Summary of my beekeeping in 2013

2013 was a year of learning. I experienced my first dead hive, extracted honey for the first time, and took my first Beekeeping class – the Beginners’ class that I had intended to take the previous year. It’s a challenge to recall an entire year’s worth of work I did on starting a new hive, but for the purposes of record-keeping this is it in a nutshell:


  • Discovered dead hive
  • Extracted leftover honey
  • Ordered a nuc from Win Harless, a swarm that he would catch in the Spring


  • Began the Beginner’s Beekeeping Class, sessions from March through September – learned about several mistakes I made that probably contributed to the result of my dead hive (lack of feeding and managing my hive, including a proper winterization)
  • Cleaned/prepped my hive equipment for my new bees


  • Purchased a birdbath from ACO to provide a source of water in compliance with GAAMP (Generally Accepted Agriculture Management Practices)
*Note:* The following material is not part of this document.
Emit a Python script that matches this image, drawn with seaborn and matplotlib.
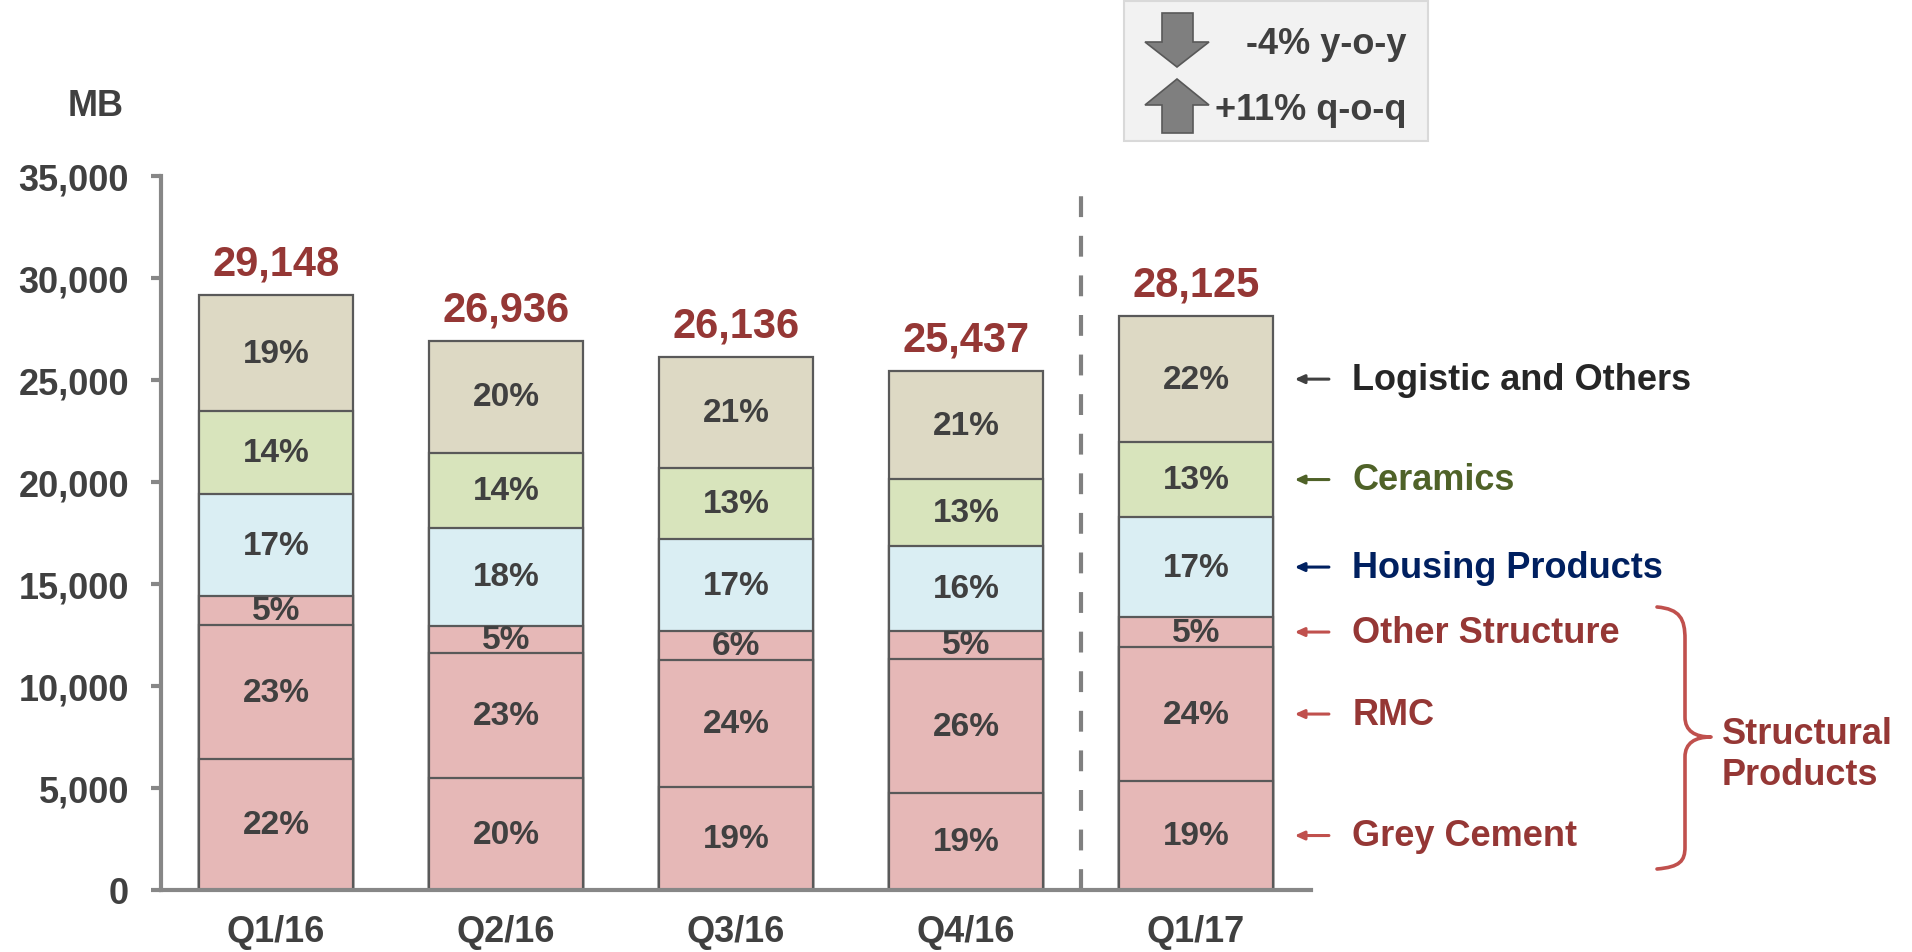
import matplotlib
matplotlib.use('Agg')
from matplotlib import pyplot as plt
from matplotlib.patches import Rectangle, Polygon, PathPatch
from matplotlib.path import Path
from matplotlib.ticker import FuncFormatter, FixedLocator
import numpy as np
import seaborn as sns

quarters = ['Q1/16', 'Q2/16', 'Q3/16', 'Q4/16', 'Q1/17']
totals = [29148, 26936, 26136, 25437, 28125]

# segment sizes (MB), bottom to top
grey_cement = [6420, 5490, 5050, 4750, 5340]
rmc = [6570, 6130, 6220, 6570, 6570]
other_structure = [1420, 1320, 1430, 1380, 1470]
housing = [5000, 4810, 4500, 4160, 4900]
ceramics = [4070, 3670, 3490, 3290, 3680]
logistic = [5668, 5516, 5446, 5287, 6165]

grey_cement_pct = ['22%', '20%', '19%', '19%', '19%']
rmc_pct = ['23%', '23%', '24%', '26%', '24%']
other_structure_pct = ['5%', '5%', '6%', '5%', '5%']
housing_pct = ['17%', '18%', '17%', '16%', '17%']
ceramics_pct = ['14%', '14%', '13%', '13%', '13%']
logistic_pct = ['19%', '20%', '21%', '21%', '22%']

segment_names = ['Grey Cement', 'RMC', 'Other Structure', 'Housing Products',
                 'Ceramics', 'Logistic and Others']
segments = [grey_cement, rmc, other_structure, housing, ceramics, logistic]
pct_labels = [grey_cement_pct, rmc_pct, other_structure_pct, housing_pct,
              ceramics_pct, logistic_pct]
fills = ['#E6B8B7', '#E6B8B7', '#E6B8B7', '#DAEEF3', '#D8E4BC', '#DDD9C4']
text_colors = ['#953735', '#953735', '#953735', '#002060', '#4F6228', '#262626']
arrow_colors = ['#C0504D', '#C0504D', '#C0504D', '#002060', '#4F6228', '#404040']

sns.set_style('white')
plt.rcParams['font.family'] = ['Liberation Sans', 'DejaVu Sans']
plt.rcParams['font.weight'] = 'bold'

fig = plt.figure(figsize=(19.12, 9.53), dpi=100)
ax = fig.add_axes([161 / 1912, 1 - 891 / 953, 1150 / 1912, 714 / 953])

vals = np.array(segments, dtype=float)
cum = np.cumsum(vals, axis=0)
bottoms = cum - vals

# stacked bars: draw cumulative heights from tallest to shortest
for k in range(len(segments) - 1, -1, -1):
    sns.barplot(x=quarters, y=cum[k], order=quarters, color=fills[k],
                saturation=1, width=0.67, edgecolor='#595959', linewidth=1.6,
                ax=ax)

for k in range(len(segments)):
    for i in range(len(quarters)):
        ax.text(i, bottoms[k, i] + vals[k, i] / 2, pct_labels[k][i],
                ha='center', va='center', fontsize=24, fontweight='bold',
                color='#404040')

for i, t in enumerate(totals):
    ax.text(i, t + 1000, f'{t:,}', ha='center', va='baseline', fontsize=30,
            fontweight='bold', color='#953735')

# divider before latest quarter
ax.vlines(len(quarters) - 1.5, 0, 34400, colors='#808080', lw=3,
          linestyles=(0, (5, 4.5)), zorder=0.5)

ax.set_xlim(-0.5, len(quarters) - 0.5)
ax.set_ylim(0, 35000)
ax.set_yticks(np.arange(0, 35001, 5000))
ax.yaxis.set_major_formatter(FuncFormatter(lambda v, _: f'{v:,.0f}'))
ax.xaxis.set_minor_locator(FixedLocator(np.arange(-0.5, len(quarters), 1.0)))
ax.tick_params(axis='x', which='major', length=0, pad=17, labelsize=26,
               labelcolor='#404040')
ax.tick_params(axis='x', which='minor', length=7, width=3, color='#878787',
               direction='out')
ax.tick_params(axis='y', length=7, width=3, color='#878787', direction='out',
               pad=16, labelsize=26, labelcolor='#404040')
ax.tick_params(left=True, bottom=True)
for lab in ax.get_xticklabels() + ax.get_yticklabels():
    lab.set_fontweight('bold')
ax.set_xlabel('')
ax.set_ylabel('')
for s in ['top', 'right']:
    ax.spines[s].set_visible(False)
for s in ['left', 'bottom']:
    ax.spines[s].set_color('#878787')
    ax.spines[s].set_linewidth(3)

# legend-like labels pointing at the last bar
last = len(quarters) - 1
for k in range(len(segments)):
    ymid = bottoms[k, last] + vals[k, last] / 2
    ax.annotate('', xy=(4.417, ymid), xytext=(4.59, ymid),
                arrowprops=dict(arrowstyle='-|>,head_length=0.55,head_width=0.25',
                                color=arrow_colors[k], lw=2.2),
                annotation_clip=False)
    ax.text(4.68, ymid, segment_names[k], ha='left', va='center', fontsize=26,
            fontweight='bold', color=text_colors[k], clip_on=False)

# overlay in pixel coordinates for decorations
ov = fig.add_axes([0, 0, 1, 1], facecolor='none')
ov.set_xlim(0, 1912)
ov.set_ylim(953, 0)
ov.axis('off')

ov.text(124, 107, 'MB', ha='right', va='center', fontsize=26,
        fontweight='bold', color='#404040')

# brace for structural products
brace = Path([(1657, 608), (1680, 610), (1685, 620), (1685, 640),
              (1685, 718), (1685, 732), (1695, 738), (1711, 738),
              (1695, 738), (1685, 744), (1685, 758),
              (1685, 848), (1685, 862), (1680, 868), (1657, 870)],
             [Path.MOVETO, Path.CURVE4, Path.CURVE4, Path.CURVE4,
              Path.LINETO, Path.CURVE4, Path.CURVE4, Path.CURVE4,
              Path.CURVE4, Path.CURVE4, Path.CURVE4,
              Path.LINETO, Path.CURVE4, Path.CURVE4, Path.CURVE4])
ov.add_patch(PathPatch(brace, fill=False, ec='#C0504D', lw=2.6,
                       capstyle='round', joinstyle='round'))
ov.text(1722, 755, 'Structural\nProducts', ha='left', va='center',
        fontsize=26, fontweight='bold', color='#953735', linespacing=1.2)

# change summary box
ov.add_patch(Rectangle((1124, 2), 304, 140, fc='#F2F2F2', ec='#D9D9D9', lw=1.5))
ov.add_patch(Polygon([(1162, 14), (1193, 14), (1193, 43), (1209, 43),
                      (1177, 68), (1145, 43), (1162, 43)],
                     closed=True, fc='#7F7F7F', ec='#595959', lw=1.2))
ov.add_patch(Polygon([(1177, 80), (1209, 106), (1193, 106), (1193, 134),
                      (1162, 134), (1162, 106), (1145, 106)],
                     closed=True, fc='#7F7F7F', ec='#595959', lw=1.2))
ov.text(1407, 45, '-4% y-o-y', ha='right', va='center', fontsize=26,
        fontweight='bold', color='#404040')
ov.text(1407, 110, '+11% q-o-q', ha='right', va='center', fontsize=26,
        fontweight='bold', color='#404040')

fig.savefig('out.png', dpi=100)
  • Observed my classmates’ installation of package bees at the MSU Tollgate Farm in Novi –
  • Got antsy for my own bees to arrive since I, of course, have to to do everything differently than everyone else and not get packaged bees with the class, nor keep my hive on the Tollgate premises


  • Picked up my nuc from Win Harless – 5 frames of drawn-out comb, bees, and a marked queen
  • Installed my new bees in my backyard hive starting with 1 deep
  • Fed my bees a 1:1 ratio of sugar-water to help them build up wax


  • Continued feeding bees the sugar-water, observed they continued to take it in even during the honeyflow
  • Observed 80% of the hive body had been populated, and was ready for the addition of a 2nd deep
  • Continued feeding bees to encourage wax production for drawing out comb of new plastic cell frames
  • Observed middle frames to be built up the fastest in the 2nd deep, but outside frames to be left completely untouched as well as untouched outside frames in the 1st deep; moved a few of the 2nd deep’s completed frames down to the 1st deep’s outside frames, and moved those empty frames to the middle of the 2nd deep in a checker-boarded fashion (did all this at the end of July)


  • Observed the checker-boarding was successful in encouraging more drawn comb; they really don’t love the plastic cell, but they really don’t like the enormous availability of space throughout the chimney area (they worked hard to achieve the proper bee space)
  • Worried over whether they would have enough time to fill all the newly drawn comb with honey for their winter supplies, honey production seemed non-existent
  • Continued to feed, almost felt like I was over-feeding, but they were still taking it


  • Performed final inspection of hive, and final manipulations such as placing two honey-filled frames into the 1st deep on the sides in preparation of working as winter insulation
  • Purchased queen excluder and Imrie Shim as part of supplies for winterization plan
  • Continued feeding and observed that sugar-water remained more and more untouched throughout the month as temperatures dropped


  • Observed less and less activity from the hive as temperatures began to drop
  • Kicked myself for not installing the queen excluder last month to give them ample time to bee-glue it in place (sealing up the cracks between the excluder and the boxes)
  • Waited for an opportunity (a last warm autumn day) to install my winterization equipment


  • Installed the newspaper, sugar, queen excluder, Imrie Shim, quilt box, burlap bag with pillowcase full of leaves from yard, inner cover, and telescoping top
  • Observed temperatures dropping


  • Waited anxiously for signs of continued life
  • Observed relief flights at the end of December, removed a moldy quilt box, and added more newspaper and sugar since they had already eaten 75% of what I had given them the month before

January 2014

  • Assumed another dead hive for this year since temperatures reached a -15 degrees, and observed absolutely zero signs of life
  • Began researching where to purchase bees from this year and planning my hive equipment needs


  • Ordered a nuc from Mid-Michigan Beekeepers, will arrive in May; will need to re-queen with a local queen to ensure “local bees”
  • Ordered equipment from Keith Lazar, enough for two new hives and two nucs
  • Observed my hive is ALIVE – I have survivor bees this year!!!!!! (at the end of February when temperatures temporarily reached 45 degrees)


  • Observed a few more days of relief flights on days that were warm enough
  • Attended the SEMBA conference at Schoolcraft and ran into classmates from the Beginner Class who talked me into taking the Advanced Beekeeping Class 
  • Picked up half of my hive equipment from Keith
  • Enrolled in the Advanced Beekeepers class
  • Fed my bees (today, March 30th, 2014) – they were all out today as it was a beautiful 50 degree day

Well, that leads us up to today. I plan to take more detailed notes throughout the season this year, especially since I could have up to three hives this year with 1 survivor hive, another hive in May from the nuc I ordered from Mid-Michigan, and then potentially another hive if I need to split my survivor hive since these bees seem to be roaringly strong. Being that my survivor hive was from a swarm, they may be more likely to swarm this year. Knowing this, I intend to strategize and perform the necessary management to keep them from swarming. Wish me luck!